Dolores Bohnert – My mother always made it for New Year’s Eve. Made it with chicken and then made chicken salad with the chicken.
Jean Griffard – We always had the chicken soup bouillon. Made from and old fat stewing hen…cooked slowly for hours…and my dad thought all it needed was that and the tons of onions…and it was a good broth with chicken. We slowly added veggies to the “soup”. Veggies were good for you, we heard…Talk about spoiling “HIS SOUP!”. I only witnessed it once when my aunt threw in a homemade can of tomato juice, and I said, “you’re doing that?” She said, “Of course!” I thought that was tastier, considering I like veggies, and before that, I had no idea some added that to the “Chicken Soup”. … Ah, the memories
Iris Vincent – I still like to make homemade noodles with the bouillon – also reblies. They are so good.
Note: Reblies (also called Rivelies are Reblys) are made from just flour and egg. The flour and egg are mixed with your fingers until small lumps form. They are added to the boiling soup and allowed to cook. It’s a way to make the soup a little heartier and that was important in our farm family that included six hungry boys. Reblies came to Ste. Genevieve with the early Germans who immigrated from the Black Forest region of southwest Germany.
Mary Huck – My Mom made it without tomato juice and it was delicious. My mother-in-law put tomato juice in hers along with all kinds of veggies and it was very good too. I often long for my Mom’s bouillon!
Connie Meyer Sehr – We had it every Christmas Eve at my mother’s house. We couldn’t wait to have it with her chicken salad sandwiches. She always made it with a hen. There is a difference in the taste. We often ate it after Midnight Mass. We still try to carry out the tradition in the Meyer family. I crave it every Christmas.
Gerry Bahr Klein – We make it both ways. I think we are going to make some tomorrow. I remember Mother making it both ways also.
Jo Ann Debrock – MY Grandma Siebert made chicken bouillon every Christmas evening for the entire Siebert clan. I never knew why she made it except it was good for a large group. I see now that bouillon must be a Ste. Genevieve tradition. Grandma’s never had tomato juice in it that I remember, but I loved hers and looked forward to it every year. Thanks Grandma for this and so many other memories!
Juanita A. Wyman – My sister Doris still makes mom’s bouillon and chicken salad. Always loved it on Christmas Eve. No tomato juice used.
Kathy Dempsey – My mom made chicken and bouillon every winter usually between Christmas and New Year’s Day. I sure did like it!!! No tomato juice in hers.

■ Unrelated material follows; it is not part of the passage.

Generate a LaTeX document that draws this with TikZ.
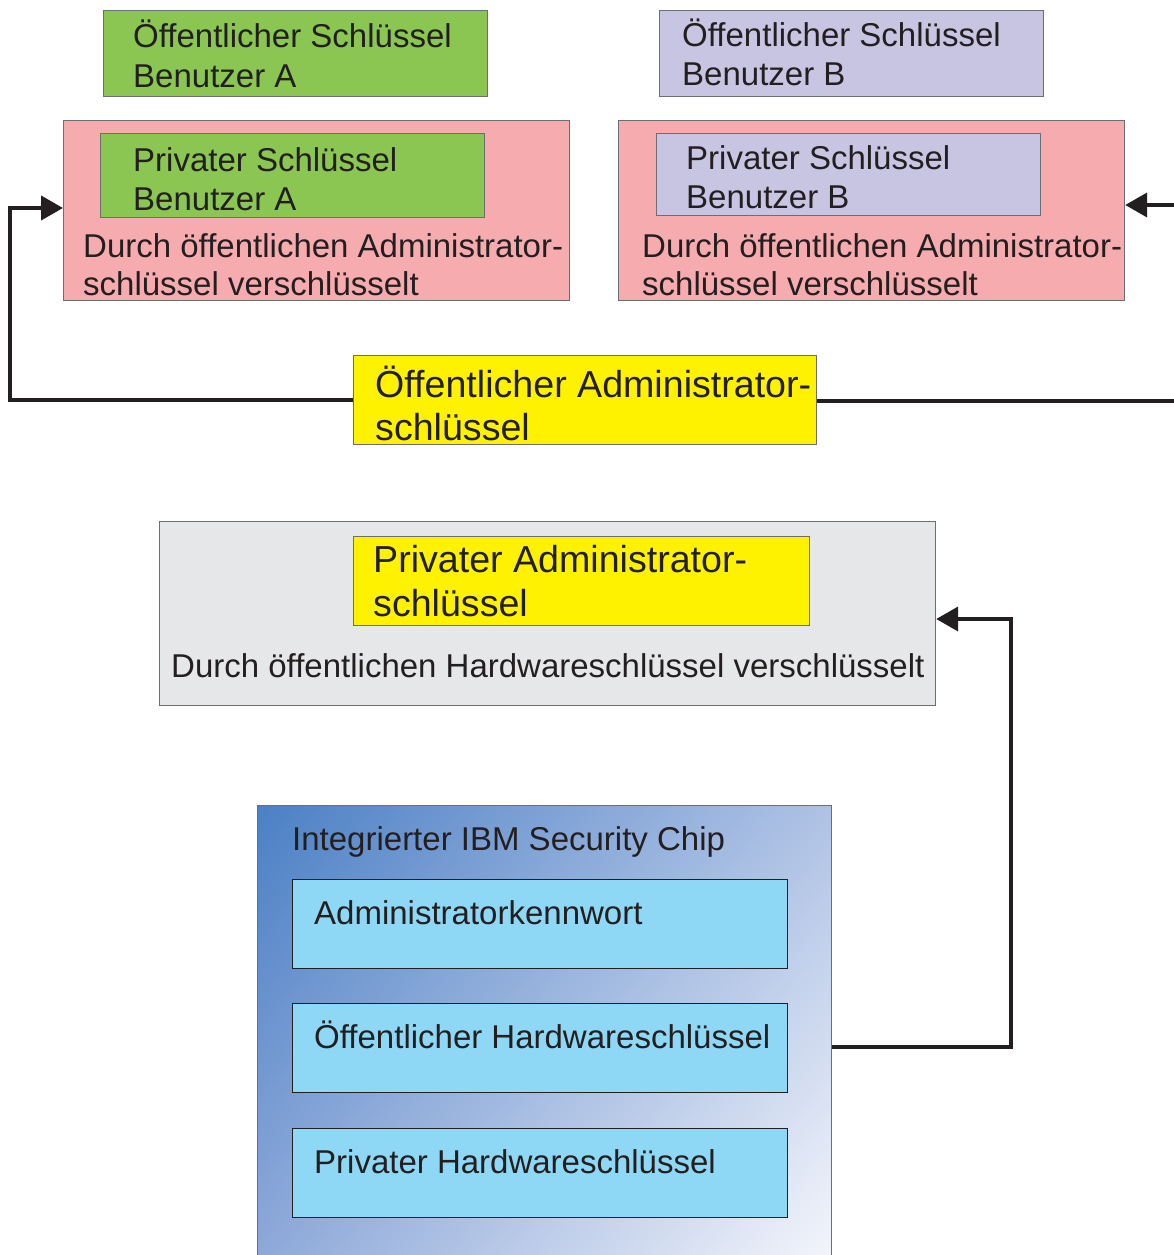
\documentclass[tikz,border=0pt]{standalone}
\usepackage{fontspec}
\setmainfont{Liberation Sans}
\usetikzlibrary{arrows.meta,shadings}

\definecolor{ink}{HTML}{231F20}
\definecolor{frame}{HTML}{6D6E71}
\definecolor{keygreen}{HTML}{8BC653}
\definecolor{keylav}{HTML}{C8C5E2}
\definecolor{encpink}{HTML}{F6ABAE}
\definecolor{keyyellow}{HTML}{FFF200}
\definecolor{encgrey}{HTML}{E6E7E8}
\definecolor{slotcyan}{HTML}{8ED8F6}
\definecolor{chipA}{HTML}{4B80C5}
\definecolor{chipB}{HTML}{AFC2E5}
\definecolor{chipC}{HTML}{90AADA}
\definecolor{chipD}{HTML}{F6F7FC}

\tikzset{
  box/.style={draw=frame, line width=1.2pt, anchor=north west, inner sep=0pt},
  txt/.style={anchor=base west, inner sep=0pt, text=ink, font=\fontsize{33}{39}\selectfont},
  bigtxt/.style={anchor=base west, inner sep=0pt, text=ink, font=\fontsize{37.6}{43}\selectfont},
  link/.style={draw=ink, line width=4pt},
  tip/.style={-{Triangle[length=22pt,width=24pt]}},
}

\begin{document}
\begin{tikzpicture}[x=1pt,y=-1pt]
\useasboundingbox (0,0) rectangle (1173,1255);

% public user keys
\node[box, fill=keygreen, minimum width=384pt, minimum height=86pt] (pubA) at (103,10) {};
\node[txt] (pubA1) at (133,48) {Öffentlicher Schlüssel};
\node[txt] (pubA2) at (133,87) {Benutzer A};

\node[box, fill=keylav, minimum width=384pt, minimum height=86pt] (pubB) at (659,10) {};
\node[txt] (pubB1) at (682,47) {Öffentlicher Schlüssel};
\node[txt] (pubB2) at (682,85) {Benutzer B};

% encrypted private user keys
\node[box, fill=encpink, minimum width=506pt, minimum height=180pt] (encA) at (63,120) {};
\node[box, fill=keygreen, minimum width=384pt, minimum height=84pt] (privA) at (100,133) {};
\node[txt] (privA1) at (133,171) {Privater Schlüssel};
\node[txt] (privA2) at (133,210) {Benutzer A};
\node[txt] (encA1) at (83,257) {Durch öffentlichen Administrator-};
\node[txt] (encA2) at (83,295) {schlüssel verschlüsselt};

\node[box, fill=encpink, minimum width=506pt, minimum height=180pt] (encB) at (618,120) {};
\node[box, fill=keylav, minimum width=384pt, minimum height=82pt] (privB) at (656,133) {};
\node[txt] (privB1) at (686,169) {Privater Schlüssel};
\node[txt] (privB2) at (686,208) {Benutzer B};
\node[txt] (encB1) at (642,257) {Durch öffentlichen Administrator-};
\node[txt] (encB2) at (642,295) {schlüssel verschlüsselt};

% public administrator key
\node[box, fill=keyyellow, minimum width=463pt, minimum height=89pt] (pubAdm) at (353,355) {};
\node[bigtxt] (pubAdm1) at (375,397) {Öffentlicher Administrator-};
\node[bigtxt] (pubAdm2) at (375,440) {schlüssel};

% encrypted private administrator key
\node[box, fill=encgrey, minimum width=776pt, minimum height=184pt] (encAdm) at (159,521) {};
\node[box, fill=keyyellow, minimum width=456pt, minimum height=89pt] (privAdm) at (353,536) {};
\node[bigtxt] (privAdm1) at (373,572) {Privater Administrator-};
\node[bigtxt] (privAdm2) at (373,616) {schlüssel};
\node[txt] (encAdm1) at (171,677) {Durch öffentlichen Hardwareschlüssel verschlüsselt};

% security chip
\shade[upper left=chipA, upper right=chipB, lower left=chipC, lower right=chipD]
  (257,805) rectangle (831,1275);
\node[box, draw=frame, minimum width=574pt, minimum height=470pt] (chip) at (257,805) {};
\node[txt] (chip1) at (292,850) {Integrierter IBM Security Chip};
\node[box, draw=ink, fill=slotcyan, minimum width=495pt, minimum height=89pt] (pwd) at (292,879) {};
\node[txt] (pwd1) at (314,924) {Administratorkennwort};
\node[box, draw=ink, fill=slotcyan, minimum width=495pt, minimum height=89pt] (pubHw) at (292,1003) {};
\node[txt] (pubHw1) at (314,1048) {Öffentlicher Hardwareschlüssel};
\node[box, draw=ink, fill=slotcyan, minimum width=495pt, minimum height=89pt] (privHw) at (292,1128) {};
\node[txt] (privHw1) at (314,1173) {Privater Hardwareschlüssel};

% connectors
\coordinate (westBend) at (10,0);
\coordinate (offRight) at (1190,0);
\coordinate (hwBend) at (1011,0);

\draw[link, tip] (pubAdm.west |- 0,400) -| (westBend |- 0,208) -- (encA.west |- 0,208);
\draw[link] (pubAdm.east |- 0,401) -- (offRight |- 0,401);
\draw[link, tip] (offRight |- 0,205) -- (encB.east |- 0,205);
\draw[link, tip] (chip.east |- 0,1047) -| (hwBend |- 0,619) -- (encAdm.east |- 0,619);
\end{tikzpicture}
\end{document}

While not as prevalent as in years gone past, Ste. Genevieve families still make bouillon especially during the Christmas season. Bouillon on a cold winter’s night continues to evoke those wonderful food memories from our youth and reminds us of past get-togethers with family and friends. Bouillon continues to be chicken soup for the soul in historic Ste. Genevieve.
So, procure yourself and old stewing hen from the grocery store since it is rare these days to have a neighbor with a chicken house, cook up a big pot of bouillon and invite your family and friends to an old time French bouillon party.